Per definition, a subset $A$ of a metric space $(X,d)$ is relatively compact if and only if its closure $\overline{A}$ is compact. That means that any sequence in $\overline{A}$ contains a subsequence that converges in $\overline{A}$. Does that imply that $\partial A$ is compact?

According to an alternative definition, $A$ is relatively compact if any sequence in $A$ contains a subsequence convergent in $X$. How do you derive from this that $\partial A$ is compact?

In other words, how can you show that both definitions are equivalent?

Answer 1

Yes.

The boundary of $A$ is defined as $$ \partial A=\overline{A}\cap\overline{A^c}. $$ So $\partial A$ is a closed subset of a compact set, and hence compact.

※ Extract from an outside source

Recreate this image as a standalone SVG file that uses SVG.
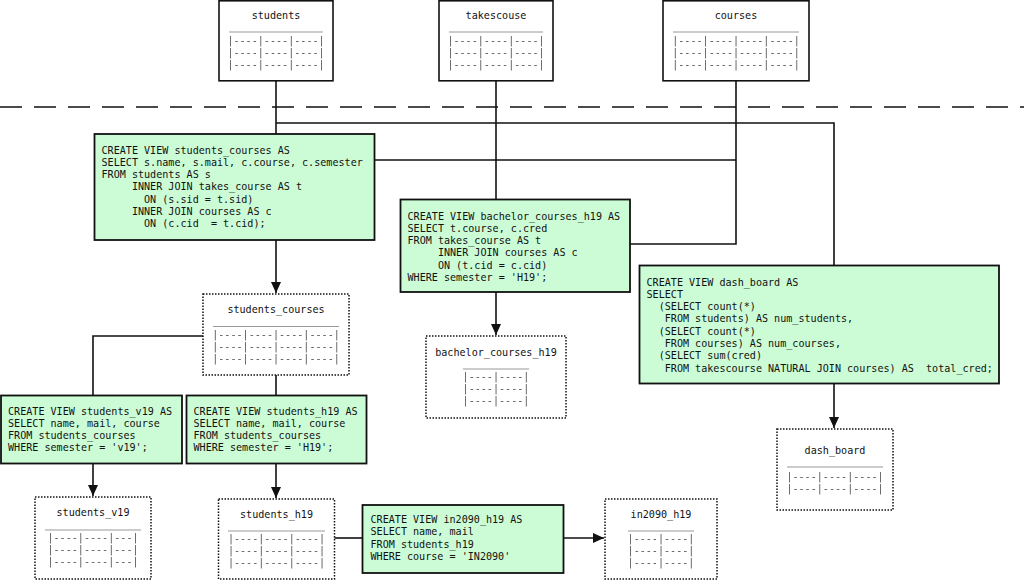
<svg xmlns="http://www.w3.org/2000/svg" width="1024" height="582" viewBox="0 0 1024 582">
<defs>
<style>
text{font-family:"DejaVu Sans Mono","Liberation Mono",monospace;font-size:10.1px;fill:#111;}
.t{text-anchor:middle;}
.r{text-anchor:middle;fill:#555;filter:url(#gray);}
.sep{stroke:#999;stroke-width:1;}
.tbl{fill:#fff;stroke:#111;stroke-width:1.6;}
.vtbl{fill:#fff;stroke:#111;stroke-width:1.5;stroke-dasharray:1.5 1.5;}
.view{fill:#ccfcd6;stroke:#111;stroke-width:1.8;}
.c{fill:none;stroke:#111;stroke-width:1.6;}
.a{marker-end:url(#arr);}
</style>
<filter id="gray" x="-5%" y="-50%" width="110%" height="200%">
<feColorMatrix type="saturate" values="0"/>
</filter>
<marker id="arr" markerUnits="userSpaceOnUse" markerWidth="12" markerHeight="12" viewBox="0 0 12 12" refX="11" refY="6" orient="auto">
<path d="M0,1 L11,6 L0,11 Z" fill="#111"/>
</marker>
</defs>
<rect width="1024" height="582" fill="#fff"/>
<line x1="0" y1="107" x2="1024" y2="107" stroke="#111" stroke-width="1.5" stroke-dasharray="22 12"/>
<g id="connectors">
<path class="c" d="M276,81 V134"/>
<path class="c" d="M276,123 H834 V265"/>
<path class="c" d="M496,81 V199"/>
<path class="c" d="M736,81 V244 H630"/>
<path class="c" d="M374,160 H736"/>
<path class="c a" d="M276,240 V293"/>
<path class="c" d="M203,336 H93 V395"/>
<path class="c" d="M276,375 V395"/>
<path class="c a" d="M93,463 V496"/>
<path class="c a" d="M276,463 V498"/>
<path class="c a" d="M496,292 V335"/>
<path class="c a" d="M834,384 V428"/>
<path class="c" d="M334,538 H362"/>
<path class="c a" d="M564,538 H604"/>
</g>
<g id="students">
<rect class="tbl" x="219" y="0.8" width="114" height="80"/>
<text class="t" x="276" y="19">students</text>
<line class="sep" x1="229" y1="32" x2="323" y2="32"/>
<text class="r" x="276" y="44">|----|----|----|</text>
<text class="r" x="276" y="56">|----|----|----|</text>
<text class="r" x="276" y="68">|----|----|----|</text>
</g>
<g id="takescouse">
<rect class="tbl" x="439" y="0.8" width="114" height="80"/>
<text class="t" x="496" y="19">takescouse</text>
<line class="sep" x1="449" y1="32" x2="543" y2="32"/>
<text class="r" x="496" y="44">|----|----|----|</text>
<text class="r" x="496" y="56">|----|----|----|</text>
<text class="r" x="496" y="68">|----|----|----|</text>
</g>
<g id="courses">
<rect class="tbl" x="663" y="0.8" width="146" height="80"/>
<text class="t" x="736" y="19">courses</text>
<line class="sep" x1="673" y1="32" x2="799" y2="32"/>
<text class="r" x="736" y="44">|----|----|----|----|</text>
<text class="r" x="736" y="56">|----|----|----|----|</text>
<text class="r" x="736" y="68">|----|----|----|----|</text>
</g>
<g id="view_students_courses">
<rect class="view" x="94.5" y="134" width="280" height="106"/>
<text x="101.5" y="153.5" xml:space="preserve">CREATE VIEW students_courses AS</text>
<text x="101.5" y="165.8" xml:space="preserve">SELECT s.name, s.mail, c.course, c.semester</text>
<text x="101.5" y="178.1" xml:space="preserve">FROM students AS s</text>
<text x="101.5" y="190.4" xml:space="preserve">     INNER JOIN takes_course AS t</text>
<text x="101.5" y="202.7" xml:space="preserve">       ON (s.sid = t.sid)</text>
<text x="101.5" y="215" xml:space="preserve">     INNER JOIN courses AS c</text>
<text x="101.5" y="227.3" xml:space="preserve">       ON (c.cid  = t.cid);</text>
</g>
<g id="view_bachelor_courses_h19">
<rect class="view" x="400.5" y="199.5" width="229.5" height="92.5"/>
<text x="407.5" y="219.5" xml:space="preserve">CREATE VIEW bachelor_courses_h19 AS</text>
<text x="407.5" y="231.8" xml:space="preserve">SELECT t.course, c.cred</text>
<text x="407.5" y="244.1" xml:space="preserve">FROM takes_course AS t</text>
<text x="407.5" y="256.4" xml:space="preserve">     INNER JOIN courses AS c</text>
<text x="407.5" y="268.7" xml:space="preserve">     ON (t.cid = c.cid)</text>
<text x="407.5" y="281" xml:space="preserve">WHERE semester = 'H19';</text>
</g>
<g id="view_dash_board">
<rect class="view" x="639.5" y="265.5" width="359.5" height="118"/>
<text x="646.5" y="285.5" xml:space="preserve">CREATE VIEW dash_board AS</text>
<text x="646.5" y="297.8" xml:space="preserve">SELECT</text>
<text x="646.5" y="310.1" xml:space="preserve">  (SELECT count(*)</text>
<text x="646.5" y="322.4" xml:space="preserve">   FROM students) AS num_students,</text>
<text x="646.5" y="334.7" xml:space="preserve">  (SELECT count(*)</text>
<text x="646.5" y="347" xml:space="preserve">   FROM courses) AS num_courses,</text>
<text x="646.5" y="359.3" xml:space="preserve">  (SELECT sum(cred)</text>
<text x="646.5" y="371.6" xml:space="preserve">   FROM takescourse NATURAL JOIN courses) AS  total_cred;</text>
</g>
<g id="students_courses">
<rect class="vtbl" x="203" y="294" width="146" height="81"/>
<text class="t" x="276" y="313">students_courses</text>
<line class="sep" x1="213" y1="326.5" x2="339" y2="326.5"/>
<text class="r" x="276" y="338">|----|----|----|----|</text>
<text class="r" x="276" y="350">|----|----|----|----|</text>
<text class="r" x="276" y="362">|----|----|----|----|</text>
</g>
<g id="bachelor_courses_h19">
<rect class="vtbl" x="426" y="336" width="140" height="82"/>
<text class="t" x="496" y="356">bachelor_courses_h19</text>
<line class="sep" x1="463" y1="369" x2="529" y2="369"/>
<text class="r" x="496" y="380">|----|----|</text>
<text class="r" x="496" y="392">|----|----|</text>
<text class="r" x="496" y="404">|----|----|</text>
</g>
<g id="dash_board">
<rect class="vtbl" x="777" y="429" width="116" height="81"/>
<text class="t" x="835" y="453.5">dash_board</text>
<line class="sep" x1="787" y1="467" x2="883" y2="467"/>
<text class="r" x="835" y="480">|----|----|----|</text>
<text class="r" x="835" y="492">|----|----|----|</text>
</g>
<g id="view_students_v19">
<rect class="view" x="1" y="395.5" width="181" height="68"/>
<text x="8" y="414.5" xml:space="preserve">CREATE VIEW students_v19 AS</text>
<text x="8" y="426.8" xml:space="preserve">SELECT name, mail, course</text>
<text x="8" y="439.1" xml:space="preserve">FROM students_courses</text>
<text x="8" y="451.4" xml:space="preserve">WHERE semester = 'v19';</text>
</g>
<g id="view_students_h19">
<rect class="view" x="186.5" y="395.5" width="180" height="68"/>
<text x="193.5" y="414.5" xml:space="preserve">CREATE VIEW students_h19 AS</text>
<text x="193.5" y="426.8" xml:space="preserve">SELECT name, mail, course</text>
<text x="193.5" y="439.1" xml:space="preserve">FROM students_courses</text>
<text x="193.5" y="451.4" xml:space="preserve">WHERE semester = 'H19';</text>
</g>
<g id="students_v19">
<rect class="vtbl" x="35" y="497" width="116" height="82"/>
<text class="t" x="93" y="516">students_v19</text>
<line class="sep" x1="45" y1="530" x2="141" y2="530"/>
<text class="r" x="93" y="541">|----|----|---|</text>
<text class="r" x="93" y="553">|----|----|---|</text>
<text class="r" x="93" y="565">|----|----|---|</text>
</g>
<g id="students_h19">
<rect class="vtbl" x="218.5" y="499" width="116" height="80"/>
<text class="t" x="276.5" y="518">students_h19</text>
<line class="sep" x1="228" y1="531" x2="325" y2="531"/>
<text class="r" x="276.5" y="542">|----|----|----|</text>
<text class="r" x="276.5" y="554">|----|----|----|</text>
<text class="r" x="276.5" y="566">|----|----|----|</text>
</g>
<g id="view_in2090_h19">
<rect class="view" x="362.5" y="505" width="201" height="68"/>
<text x="370.5" y="523" xml:space="preserve">CREATE VIEW in2090_h19 AS</text>
<text x="370.5" y="535.3" xml:space="preserve">SELECT name, mail</text>
<text x="370.5" y="547.6" xml:space="preserve">FROM students_h19</text>
<text x="370.5" y="559.9" xml:space="preserve">WHERE course = 'IN2090'</text>
</g>
<g id="in2090_h19">
<rect class="vtbl" x="605" y="499" width="112" height="80"/>
<text class="t" x="661" y="518">in2090_h19</text>
<line class="sep" x1="628" y1="531" x2="694" y2="531"/>
<text class="r" x="661" y="542">|----|----|</text>
<text class="r" x="661" y="554">|----|----|</text>
<text class="r" x="661" y="566">|----|----|</text>
</g>
</svg>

Let $\{x_n\}\subset\partial A$. Since $\partial A\subset\overline{A}$ and $\overline{A}$ is compact, then there exists a subsequence $x_{n_k}\to x\in\overline{A}$. However, $\{x_{n_k}\}\subset\partial A$, and since $\partial A$ is closed and $\{x_{n_k}\}$ convergent to $x$, then $x\in \partial A$. Thus every sequence in $\partial A$ possesses a convergent subsequence with limit in $\partial A$. Hence, $\partial A$ is compact.